Per Gregers Bilse bilse at networksignature.com
Sat Nov 8 12:40:29 UTC 2003


> From: Dylan <dylan at dylan.me.uk>
> Subject: Re: [Gllug] Bizarre shell behaviour
> 
> On Friday 07 November 2003 23:57 pm, Bruce Richardson wrote:
> > On Fri, Nov 07, 2003 at 11:27:51PM +0000, Dylan wrote:
> > > On Friday 07 November 2003 17:16 pm, Tethys wrote:
> > > > Take the following shell script. Run it:
> > > >
> > > > 	#!/bin/sh
> > > >
> > > > 	count=0
> > > > 	while read var
> > > > 	do
> > > > 		count=1
> > > > 	done < /etc/group
> > > >
> > > > 	echo $count
> > >
> > > Just out of interest (and 'cos I'm trying to learn shell scripting) can
> > > someone explain what this is supposed to achieve. The loop is obvious,
> > > but what's the redirection all about?
> >
> > It's reading from the file /etc/group, one line at a time.
> 
> Thanks. I added an echo $var before the done and got a listing of the file so 
> I figure each line is going into $var. How does this work then?

"man bash"; at some 80 pages, it makes for nice weekend reading.

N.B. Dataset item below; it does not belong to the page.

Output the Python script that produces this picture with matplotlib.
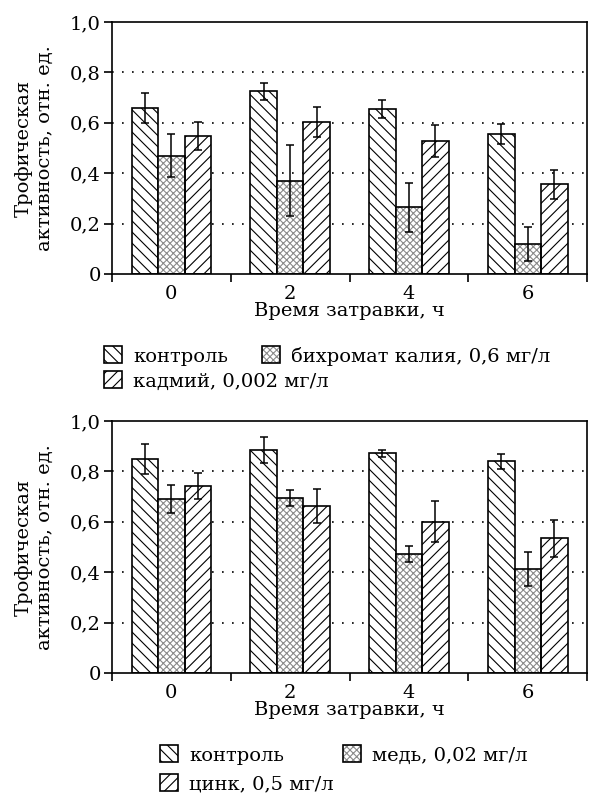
import numpy as np
import matplotlib
matplotlib.use("Agg")
import matplotlib.pyplot as plt

plt.rcParams['font.family'] = ['DejaVu Serif']
plt.rcParams['hatch.linewidth'] = 0.8

# время затравки, ч
hours = ['0', '2', '4', '6']

# верхний график
top_labels = ['контроль', 'бихромат калия, 0,6 мг/л', 'кадмий, 0,002 мг/л']
top_control = [0.66, 0.725, 0.655, 0.555]
top_control_err = [0.06, 0.033, 0.037, 0.04]
top_bichromate = [0.47, 0.37, 0.265, 0.12]
top_bichromate_err = [0.085, 0.14, 0.097, 0.068]
top_cadmium = [0.547, 0.604, 0.527, 0.356]
top_cadmium_err = [0.057, 0.06, 0.063, 0.058]

# нижний график
bot_labels = ['контроль', 'медь, 0,02 мг/л', 'цинк, 0,5 мг/л']
bot_control = [0.85, 0.886, 0.872, 0.84]
bot_control_err = [0.06, 0.052, 0.013, 0.03]
bot_copper = [0.69, 0.694, 0.472, 0.413]
bot_copper_err = [0.055, 0.031, 0.032, 0.069]
bot_zinc = [0.742, 0.664, 0.601, 0.534]
bot_zinc_err = [0.05, 0.068, 0.08, 0.075]

FS = 14
W = 0.223
FIG_W, FIG_H = 589, 796


def draw_panel(ax, control, control_err, metal, metal_err, third, third_err):
    x = np.arange(len(hours))
    for v in [0.2, 0.4, 0.6, 0.8]:
        ax.axhline(v, color='black', lw=1.2, ls=(0, (1, 5)), zorder=0)
    ekw = dict(ecolor='black', elinewidth=1.1, capsize=3, capthick=1.1)
    h1 = ax.bar(x - W, control, W, color='white', edgecolor='black',
                hatch='\\\\\\', lw=1.2, zorder=2,
                yerr=control_err, error_kw=ekw)
    # сетчатая штриховка серым цветом, поверх - чёрный контур
    h2a = ax.bar(x, metal, W, color='white', edgecolor='#8a8a8a',
                 hatch='xxxxx', lw=0, zorder=2)
    h2b = ax.bar(x, metal, W, fill=False, edgecolor='black', lw=1.2, zorder=3,
                 yerr=metal_err, error_kw=ekw)
    h3 = ax.bar(x + W, third, W, color='white', edgecolor='black',
                hatch='///', lw=1.2, zorder=2,
                yerr=third_err, error_kw=ekw)
    ax.set_xlim(-0.5, len(hours) - 0.5)
    ax.set_ylim(0, 1.0)
    ax.set_xticks(x)
    ax.set_xticklabels(hours, fontsize=FS)
    ax.set_xticks(np.arange(len(hours) + 1) - 0.5, minor=True)
    ax.tick_params(axis='x', which='major', length=0, pad=8)
    ax.tick_params(axis='x', which='minor', length=6, width=1.2)
    ax.set_yticks([0, 0.2, 0.4, 0.6, 0.8, 1.0])
    ax.set_yticklabels(['0', '0,2', '0,4', '0,6', '0,8', '1,0'], fontsize=FS)
    ax.tick_params(axis='y', length=6, width=1.2, pad=2)
    for s in ax.spines.values():
        s.set_linewidth(1.2)
    ax.set_xlabel('Время затравки, ч', fontsize=FS, labelpad=-1)
    ax.text(-0.163, 0.5, 'Трофическая\nактивность, отн. ед.', fontsize=FS,
            rotation=90, ha='center', va='center', linespacing=1.25,
            transform=ax.transAxes)
    return h1, (h2a, h2b), h3


def legend_item(handle, label, px, py):
    fig.legend([handle], [label], loc='center left',
               bbox_to_anchor=(px / FIG_W, 1 - py / FIG_H),
               frameon=False, fontsize=FS, handlelength=0.95,
               handleheight=0.95, handletextpad=0.55,
               borderaxespad=0, borderpad=0)


fig = plt.figure(figsize=(5.89, 7.96), dpi=100)
ax1 = fig.add_axes([0.190, 0.6558, 0.807, 0.3166])
ax2 = fig.add_axes([0.190, 0.1545, 0.807, 0.3166])

hh = draw_panel(ax1, top_control, top_control_err, top_bichromate,
                top_bichromate_err, top_cadmium, top_cadmium_err)
legend_item(hh[0], top_labels[0], 104, 356)
legend_item(hh[1], top_labels[1], 262, 356)
legend_item(hh[2], top_labels[2], 104, 381)

hh = draw_panel(ax2, bot_control, bot_control_err, bot_copper,
                bot_copper_err, bot_zinc, bot_zinc_err)
legend_item(hh[0], bot_labels[0], 160, 755)
legend_item(hh[1], bot_labels[1], 343, 755)
legend_item(hh[2], bot_labels[2], 160, 784)

fig.savefig('out.png', dpi=100)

To answer your question, keep in mind that shell constructs behave
like programs:

read line < /etc/group

will read the first line from /etc/group from stdin, and place the
contents in $line.  When placed in a loop like this:

while read line
do
  ...
done < /etc/group

you may well wonder how come read(1) reads from /etc/group, they're
miles part in the code.  The answer is that the loop actually looks
like this:

(
  while read line
  do
    ...
  done
) < /etc/group

Thus, when read(1) tries to read something, its stdin will be connected
to stdin for the loop, which in turn reads from /etc/group, and the loop
will then run until read(1) fails, which it will upon EOF on stdin (ie,
trying to read beyond the end of /etc/group).

The same goes for output:

while read line
do
  echo "$line"
done > /tmp/script.out < /etc/group

will make a copy a /etc/group.

Beware of typical mistake:

while read line < /etc/group
do
  ...
done

This will loop forever, reading the first line of /etc/group again
and again -- the file is opened (at least conceptually) each time
around the loop.  And again for output:

while read line
do
  echo "$line" > /tmp/script.out
done < /etc/group

will put the last line of /etc/group into /tmp/script.out.